History of Violence
Watching the film History of Violence (2005). I remember seeing this before, but don’t remember anything about the plot yet. Wouldn’t have picked this up if I knew it wasn’t a new one, but it’s probably short enough to watch again.
I think this film at least looks the kind of straightforward American film that’s easy to watch. One thing about those artistic movie festival debut films is that they seem to have the urge to break rules just for the sake of breaking them. So they will have an ambigious ending. They will have weird slice-of-life elements. There will be awkward dialog because talk in real life is awkward. They will try to establish some grand parallel, but not force it on the viewer, leaving him to “decide for himself” in the end.
That stuff is fine, it really is. But some of those films seem to try so much that I wonder if they get high ratings only because the critics award their points by a checklist of such “modern” film virtues, not really considering the film as a whole as the normal viewer will. Well, I mostly watch films to find interesting stuff, so I’m probably closer to the critics than the average viewer, but if I were to create something artistic, I wouldn’t forget the importance of the whole.
This father-mother couple is so bland I want them killed.
Well now the dad is getting more intersting. Funny how they killed off those two introduction guys. It didn’t kill the suspense, but transfered it to the dad MC and now it’s a great mystery where we may not know the MC as we thought we did. And again the mob guys get killed, seemingly disarming the threat, but really just moving it on to the MC’s condition.
This is a good rewatch. I only remember the scenes as they come, nothing ahead.

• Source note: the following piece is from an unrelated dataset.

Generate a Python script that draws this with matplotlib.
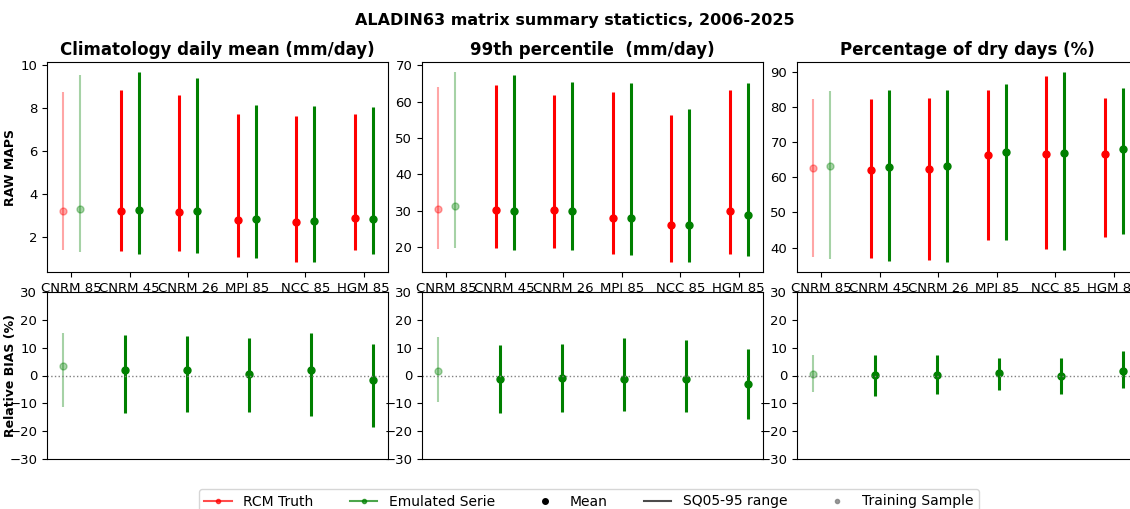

Two big bad guys putting their foreheads together as sign of trust, friendship or whatever it is that the mafia guys think important. Turning into a hug. Even getting cheek kisses from the big boss.
That last scene was so good. Joining the family dinner, as a different man or not? The daughter brings the plate and utensils. The son offers the food. And lastly the wife gives the look. A great movie. Glad I watched it again. This is the kind of ending a film is supposed to have, none of that ambiguous Palme d’Or shit.